Public sector union UNISON yesterday welcomed a government move to scrap six projected private treatment and diagnostic centres.
As well, the Department of Health (DoH) announced that another scheme, Care UK’s mobile diagnostic service for the West Midlands, which is already in operation, will have its contract cancelled.
However, the DOH also gave the green light to ten others, which will now join nearly 40 private treatment centres that are already open.
The DoH faces paying compensation to end the Care UK contract, but it said details of the arrangements are ‘commercially sensitive’.
Health secretary Alan Johnson said the Care UK centre contract had to be terminated because of ‘unacceptably low rates of use’.
A UNISON spokeswoman told News Line: ‘UNISON has always said that independent treatment centres do not provide good value for money.
‘Instead of bringing in private companies and paying over the odds for treatment, the government should put the money into building up capacity in the NHS.
‘By withdrawing these projects the government shows that these private centres haven’t delivered.
‘Yet it is still going ahead with other projects.
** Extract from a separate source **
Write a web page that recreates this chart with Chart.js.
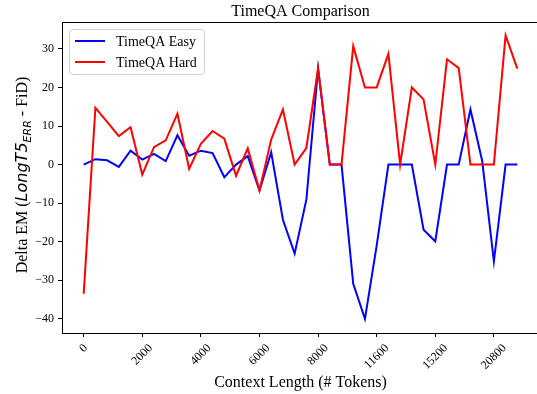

‘We still insist that the money would be better spent building up the NHS.’
The government has announced it is pulling out of the following projects: North East Yorkshire and North Lincolnshire Referral Assessment Diagnostics and Treatment Service; North East Diagnostics; South East Diagnostics; Norfolk, Suffolk and Cambridge Electives; Cumbria, and Lancashire Clinical Assessment and Treatment Services; and Hampshire and Isle of Wight Electives.
So far, ‘wave two’ of private treatment centres has cost £84m in legal fees and procurement costs, as well as the cost of a few schemes that have been given the go-ahead.
Johnson warned: ‘The reduction in the overall size of the procurement does not represent a change in policy.’
l Junior doctors yesterday held a vigil outside Portcullis House, Westminster where Chief Medical Officer Liam Donaldson was giving evidence to MPs on the House of Commons health committee.
The MPs are inquiring into the government’s new training arrangements called Modernising Medical Careers.
The doctors warned that 14,000 juniors are without jobs and are likely not to get training posts in 2008.
Lindsey Cooke, from Mums4medics told News Line: ‘Medicine is not just a job; it’s a vocation.
‘You have to start making a commitment from gaining your GCSEs onwards.
‘Then it is very, very tough training over many years, at the end of which you are left with £20,000 to £30,000 of debt from student loans.
‘The Senior House Officers (SHOs) are the workhorses of the NHS, and it is SHOs who are most affected.
‘We are losing some of the most experienced and dedicated staff. It is quite frankly a joke.’